## LISTED RECORDS
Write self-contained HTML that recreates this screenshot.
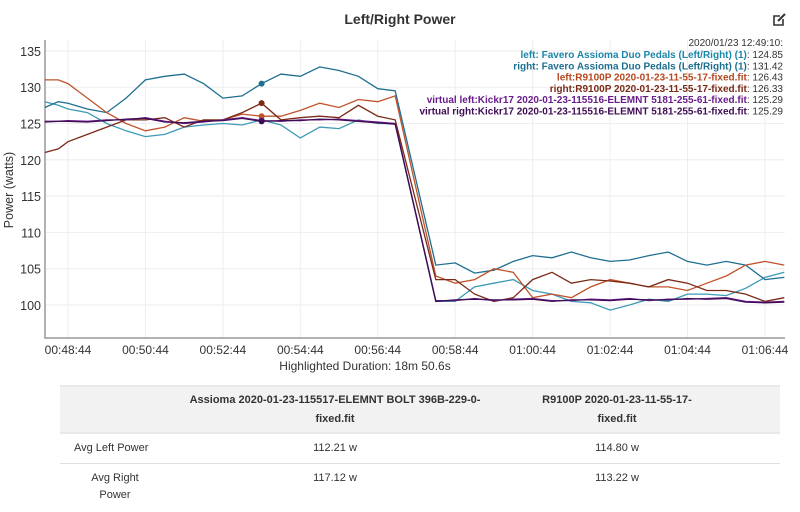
<!DOCTYPE html>
<html><head><meta charset="utf-8"><style>
body{margin:0;width:800px;height:512px;background:#fff;font-family:"Liberation Sans",sans-serif;overflow:hidden;position:relative}
#title{position:absolute;top:11px;left:0;width:800px;text-align:center;font-weight:bold;font-size:14px;color:#333}
table{position:absolute;left:60px;top:385px;width:720px;border-collapse:collapse;font-size:11px;color:#333;table-layout:fixed}
th{background:#f2f2f2;font-weight:bold;padding:0 4px;height:45px;line-height:19px;border-top:2px solid #e8e8e8;border-bottom:2px solid #e8e8e8}
td{text-align:center;padding:6px 4px 0;border-bottom:1px solid #e0e0e0;line-height:17px;vertical-align:top}
</style></head><body>
<div id="title">Left/Right Power</div>
<svg id="chart" width="800" height="380" style="position:absolute;left:0;top:0"></svg>
<table>
<colgroup><col style="width:110px"><col style="width:330px"><col style="width:280px"></colgroup>
<tr><th></th><th>Assioma 2020-01-23-115517-ELEMNT BOLT 396B-229-0-<br>fixed.fit</th><th style="padding-right:50px">R9100P 2020-01-23-11-55-17-<br>fixed.fit</th></tr>
<tr style="height:30px"><td style="text-align:left;padding-left:14px;white-space:nowrap">Avg Left Power</td><td>112.21 w</td><td style="padding-right:50px">114.80 w</td></tr>
<tr style="height:42px"><td style="border-bottom:none">Avg Right<br>Power</td><td style="border-bottom:none">117.12 w</td><td style="border-bottom:none;padding-right:50px">113.22 w</td></tr>
</table>
<script>
const times=[-0.6,-0.25,0,0.5,1,1.5,2,2.5,3,3.5,4,4.5,5,5.5,6,6.5,7,7.5,8,8.45,9.5,10,10.5,11,11.5,12,12.5,13,13.5,14,14.5,15,15.5,16,16.5,17,17.5,18,18.5];
const rightFavero=[127.2,128,127.8,127,126.5,128.5,131,131.5,131.8,130.5,128.5,128.8,130.5,131.8,131.5,132.8,132.3,131.5,129.8,129.5,105.5,105.8,104.4,104.8,106,106.8,106.5,107.3,106.5,106,106.2,106.8,107.3,106,105.5,106,105.5,103.5,103.8];
const leftFavero=[128,127.5,127,126.5,125,124,123.2,123.5,124.5,124.8,125,124.8,125.5,124.8,123,124.5,124.3,125.5,125,125,100.5,100.5,102.5,103,103.5,102,101.5,100.5,100.3,99.3,100,100.8,100.5,101.5,101.5,101.3,102.3,103.8,104.5];
const leftR9100=[131,131,130.5,128.5,126.5,125,124,124.5,125.8,125.3,125.5,126.3,126,126,126.8,127.8,127.2,128.3,128,128.8,104,103,103.5,105,104.5,101,101.5,101,102.5,103.5,103,102.5,102.5,102,103,104,105.5,106,105.5];
const rightR9100=[121,121.5,122.5,123.5,124.5,125.5,125.5,125.8,124.5,125.5,125.5,126.5,127.8,125.5,125.8,126,125.8,127.5,126,125.5,103.5,103.5,101.5,100.5,101,103.5,104.5,103,103.5,103.3,103,102.5,103.5,103,102,102,101.5,100.5,101];
const virtLeft=[125.3,125.3,125.4,125.3,125.5,125.5,125.8,125.3,125,125.2,125.5,125.8,125.4,125.3,125.5,125.5,125.6,125.4,125.2,125,100.6,100.6,100.9,100.6,100.8,100.9,100.6,100.6,100.8,100.7,100.9,100.6,100.8,100.8,100.9,101,100.5,100.4,100.5];
const virtRight=[125.2,125.3,125.3,125.2,125.4,125.6,125.7,125.2,125.1,125.3,125.4,125.7,125.3,125.4,125.4,125.6,125.5,125.3,125.1,124.9,100.5,100.7,100.8,100.7,100.7,100.8,100.5,100.7,100.7,100.6,100.8,100.7,100.7,100.9,100.8,100.9,100.4,100.3,100.4];
const yTicks=[100,105,110,115,120,125,130,135];
const xTicks=[0,2,4,6,8,10,12,14,16,18];
const xTickLabels=["00:48:44","00:50:44","00:52:44","00:54:44","00:56:44","00:58:44","01:00:44","01:02:44","01:04:44","01:06:44"];
const legendLabels=["left: Favero Assioma Duo Pedals (Left/Right) (1)","right: Favero Assioma Duo Pedals (Left/Right) (1)","left:R9100P 2020-01-23-11-55-17-fixed.fit","right:R9100P 2020-01-23-11-55-17-fixed.fit","virtual left:Kickr17 2020-01-23-115516-ELEMNT 5181-255-61-fixed.fit","virtual right:Kickr17 2020-01-23-115516-ELEMNT 5181-255-61-fixed.fit"];
const legendValues=["124.85","131.42","126.43","126.33","125.29","125.29"];
const hoverT=5;

const NS="http://www.w3.org/2000/svg";
const svg=document.getElementById('chart');
const X0=45,X1=785,Y0=40,Y1=338;
const xs=t=>68+t*38.72;
const ys=v=>305-(v-100)*7.26;
function mk(tag,a,p){const e=document.createElementNS(NS,tag);for(const k in a)e.setAttribute(k,a[k]);(p||svg).appendChild(e);return e;}
yTicks.forEach(v=>{
  const g=mk('line',{x1:X0,x2:X1,y1:ys(v),y2:ys(v),stroke:'#eee'});
  
  
  const t=mk('text',{x:41,y:ys(v)+5,'text-anchor':'end','font-size':'12.5',fill:'#333'});
  t.textContent=v;
  
  
});
xTicks.forEach((m,i)=>{
  const g=mk('line',{x1:xs(m),x2:xs(m),y1:Y0,y2:Y1,stroke:'#eee'});
  
  
  const t=mk('text',{x:xs(m),y:354,'text-anchor':'middle','font-size':'12',fill:'#333'});
  t.textContent=xTickLabels[i];
  
  
});
const ax=mk('path',{d:`M${X0},${Y0}V${Y1}H${X1}`,stroke:'#999','stroke-width':1.5,fill:'none'});


const yt=mk('text',{x:13,y:190,transform:'rotate(-90 13 190)','text-anchor':'middle','font-size':'12.5',fill:'#333'});
yt.textContent='Power (watts)';


const xt=mk('text',{x:365,y:370,'text-anchor':'middle','font-size':'12',fill:'#333'});
xt.textContent='Highlighted Duration: 18m 50.6s';


const series=[[leftFavero,'#3d9bb5','left-favero-line'],[rightFavero,'#1e6f8f','right-favero-line'],[leftR9100,'#c0532b','left-r9100p-line'],[rightR9100,'#7b2a17','right-r9100p-line'],[virtLeft,'#6a1d8a','virtual-left-line'],[virtRight,'#3f0c55','virtual-right-line']];
const colors=['#1a86a8','#1e6f8f','#b5481f','#7b2a17','#6a1d8a','#3f0c55'];
series.forEach(([vals,c,n])=>{
  const d=vals.map((v,i)=>(i?'L':'M')+xs(times[i]).toFixed(1)+','+ys(v).toFixed(1)).join('');
  const p=mk('path',{d:d,stroke:c,'stroke-width':1.3,fill:'none'});
  
  
  const i=times.indexOf(hoverT);
  const dot=mk('circle',{cx:xs(hoverT),cy:ys(vals[i]),r:3,fill:c});
  
  
});
const ts=mk('text',{x:783,y:46,'text-anchor':'end','font-size':'10',fill:'#333'});
ts.textContent='2020/01/23 12:49:10:';


legendLabels.forEach((l,i)=>{
  const t=mk('text',{x:783,y:58+i*11.3,'text-anchor':'end','font-size':'10'});
  const a=mk('tspan',{fill:colors[i],'font-weight':'bold'},t);a.textContent=l;
  const b=mk('tspan',{fill:'#333'},t);b.textContent=': '+legendValues[i];
  
  
});
const ic=mk('g',{stroke:'#333','stroke-width':1.6,fill:'none'});


mk('path',{d:'M783,19v6h-9v-9h6'},ic);
mk('path',{d:'M778,21l7-7',stroke:'#333','stroke-width':2},ic);
</script>
</body></html>
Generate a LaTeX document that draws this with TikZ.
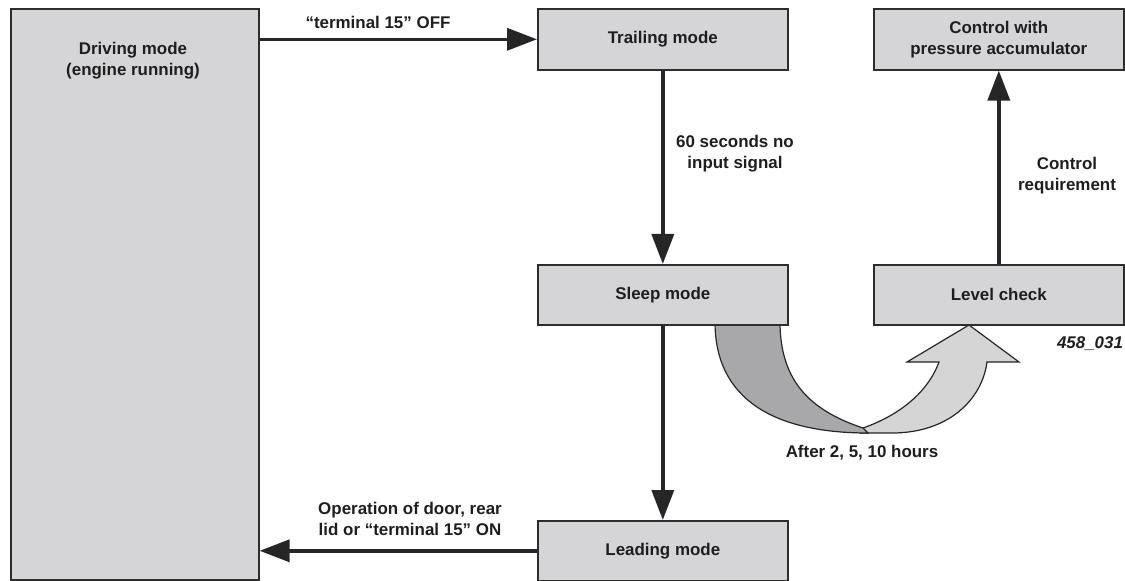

## WHAT THE EXERCISE ASKS
Nothing in the entries should change as you copy them, except that the pictures are left out.

## EXERCISE SOLUTION
Write self-contained HTML that recreates this screenshot.
<!DOCTYPE html>
<html><head><meta charset="utf-8"><style>
body{margin:0;width:800px;height:512px;background:#fff;font-family:"Liberation Sans",sans-serif;overflow:hidden;position:relative}
#title{position:absolute;top:11px;left:0;width:800px;text-align:center;font-weight:bold;font-size:14px;color:#333}
table{position:absolute;left:60px;top:385px;width:720px;border-collapse:collapse;font-size:11px;color:#333;table-layout:fixed}
th{background:#f2f2f2;font-weight:bold;padding:0 4px;height:45px;line-height:19px;border-top:2px solid #e8e8e8;border-bottom:2px solid #e8e8e8}
td{text-align:center;padding:6px 4px 0;border-bottom:1px solid #e0e0e0;line-height:17px;vertical-align:top}
</style></head><body>
<div id="title">Left/Right Power</div>
<svg id="chart" width="800" height="380" style="position:absolute;left:0;top:0"></svg>
<table>
<colgroup><col style="width:110px"><col style="width:330px"><col style="width:280px"></colgroup>
<tr><th></th><th>Assioma 2020-01-23-115517-ELEMNT BOLT 396B-229-0-<br>fixed.fit</th><th style="padding-right:50px">R9100P 2020-01-23-11-55-17-<br>fixed.fit</th></tr>
<tr style="height:30px"><td style="text-align:left;padding-left:14px;white-space:nowrap">Avg Left Power</td><td>112.21 w</td><td style="padding-right:50px">114.80 w</td></tr>
<tr style="height:42px"><td style="border-bottom:none">Avg Right<br>Power</td><td style="border-bottom:none">117.12 w</td><td style="border-bottom:none;padding-right:50px">113.22 w</td></tr>
</table>
<script>
const times=[-0.6,-0.25,0,0.5,1,1.5,2,2.5,3,3.5,4,4.5,5,5.5,6,6.5,7,7.5,8,8.45,9.5,10,10.5,11,11.5,12,12.5,13,13.5,14,14.5,15,15.5,16,16.5,17,17.5,18,18.5];
const rightFavero=[127.2,128,127.8,127,126.5,128.5,131,131.5,131.8,130.5,128.5,128.8,130.5,131.8,131.5,132.8,132.3,131.5,129.8,129.5,105.5,105.8,104.4,104.8,106,106.8,106.5,107.3,106.5,106,106.2,106.8,107.3,106,105.5,106,105.5,103.5,103.8];
const leftFavero=[128,127.5,127,126.5,125,124,123.2,123.5,124.5,124.8,125,124.8,125.5,124.8,123,124.5,124.3,125.5,125,125,100.5,100.5,102.5,103,103.5,102,101.5,100.5,100.3,99.3,100,100.8,100.5,101.5,101.5,101.3,102.3,103.8,104.5];
const leftR9100=[131,131,130.5,128.5,126.5,125,124,124.5,125.8,125.3,125.5,126.3,126,126,126.8,127.8,127.2,128.3,128,128.8,104,103,103.5,105,104.5,101,101.5,101,102.5,103.5,103,102.5,102.5,102,103,104,105.5,106,105.5];
const rightR9100=[121,121.5,122.5,123.5,124.5,125.5,125.5,125.8,124.5,125.5,125.5,126.5,127.8,125.5,125.8,126,125.8,127.5,126,125.5,103.5,103.5,101.5,100.5,101,103.5,104.5,103,103.5,103.3,103,102.5,103.5,103,102,102,101.5,100.5,101];
const virtLeft=[125.3,125.3,125.4,125.3,125.5,125.5,125.8,125.3,125,125.2,125.5,125.8,125.4,125.3,125.5,125.5,125.6,125.4,125.2,125,100.6,100.6,100.9,100.6,100.8,100.9,100.6,100.6,100.8,100.7,100.9,100.6,100.8,100.8,100.9,101,100.5,100.4,100.5];
const virtRight=[125.2,125.3,125.3,125.2,125.4,125.6,125.7,125.2,125.1,125.3,125.4,125.7,125.3,125.4,125.4,125.6,125.5,125.3,125.1,124.9,100.5,100.7,100.8,100.7,100.7,100.8,100.5,100.7,100.7,100.6,100.8,100.7,100.7,100.9,100.8,100.9,100.4,100.3,100.4];
const yTicks=[100,105,110,115,120,125,130,135];
const xTicks=[0,2,4,6,8,10,12,14,16,18];
const xTickLabels=["00:48:44","00:50:44","00:52:44","00:54:44","00:56:44","00:58:44","01:00:44","01:02:44","01:04:44","01:06:44"];
const legendLabels=["left: Favero Assioma Duo Pedals (Left/Right) (1)","right: Favero Assioma Duo Pedals (Left/Right) (1)","left:R9100P 2020-01-23-11-55-17-fixed.fit","right:R9100P 2020-01-23-11-55-17-fixed.fit","virtual left:Kickr17 2020-01-23-115516-ELEMNT 5181-255-61-fixed.fit","virtual right:Kickr17 2020-01-23-115516-ELEMNT 5181-255-61-fixed.fit"];
const legendValues=["124.85","131.42","126.43","126.33","125.29","125.29"];
const hoverT=5;

const NS="http://www.w3.org/2000/svg";
const svg=document.getElementById('chart');
const X0=45,X1=785,Y0=40,Y1=338;
const xs=t=>68+t*38.72;
const ys=v=>305-(v-100)*7.26;
function mk(tag,a,p){const e=document.createElementNS(NS,tag);for(const k in a)e.setAttribute(k,a[k]);(p||svg).appendChild(e);return e;}
yTicks.forEach(v=>{
  const g=mk('line',{x1:X0,x2:X1,y1:ys(v),y2:ys(v),stroke:'#eee'});
  
  
  const t=mk('text',{x:41,y:ys(v)+5,'text-anchor':'end','font-size':'12.5',fill:'#333'});
  t.textContent=v;
  
  
});
xTicks.forEach((m,i)=>{
  const g=mk('line',{x1:xs(m),x2:xs(m),y1:Y0,y2:Y1,stroke:'#eee'});
  
  
  const t=mk('text',{x:xs(m),y:354,'text-anchor':'middle','font-size':'12',fill:'#333'});
  t.textContent=xTickLabels[i];
  
  
});
const ax=mk('path',{d:`M${X0},${Y0}V${Y1}H${X1}`,stroke:'#999','stroke-width':1.5,fill:'none'});


const yt=mk('text',{x:13,y:190,transform:'rotate(-90 13 190)','text-anchor':'middle','font-size':'12.5',fill:'#333'});
yt.textContent='Power (watts)';


const xt=mk('text',{x:365,y:370,'text-anchor':'middle','font-size':'12',fill:'#333'});
xt.textContent='Highlighted Duration: 18m 50.6s';


const series=[[leftFavero,'#3d9bb5','left-favero-line'],[rightFavero,'#1e6f8f','right-favero-line'],[leftR9100,'#c0532b','left-r9100p-line'],[rightR9100,'#7b2a17','right-r9100p-line'],[virtLeft,'#6a1d8a','virtual-left-line'],[virtRight,'#3f0c55','virtual-right-line']];
const colors=['#1a86a8','#1e6f8f','#b5481f','#7b2a17','#6a1d8a','#3f0c55'];
series.forEach(([vals,c,n])=>{
  const d=vals.map((v,i)=>(i?'L':'M')+xs(times[i]).toFixed(1)+','+ys(v).toFixed(1)).join('');
  const p=mk('path',{d:d,stroke:c,'stroke-width':1.3,fill:'none'});
  
  
  const i=times.indexOf(hoverT);
  const dot=mk('circle',{cx:xs(hoverT),cy:ys(vals[i]),r:3,fill:c});
  
  
});
const ts=mk('text',{x:783,y:46,'text-anchor':'end','font-size':'10',fill:'#333'});
ts.textContent='2020/01/23 12:49:10:';


legendLabels.forEach((l,i)=>{
  const t=mk('text',{x:783,y:58+i*11.3,'text-anchor':'end','font-size':'10'});
  const a=mk('tspan',{fill:colors[i],'font-weight':'bold'},t);a.textContent=l;
  const b=mk('tspan',{fill:'#333'},t);b.textContent=': '+legendValues[i];
  
  
});
const ic=mk('g',{stroke:'#333','stroke-width':1.6,fill:'none'});


mk('path',{d:'M783,19v6h-9v-9h6'},ic);
mk('path',{d:'M778,21l7-7',stroke:'#333','stroke-width':2},ic);
</script>
</body></html>
Generate a LaTeX document that draws this with TikZ.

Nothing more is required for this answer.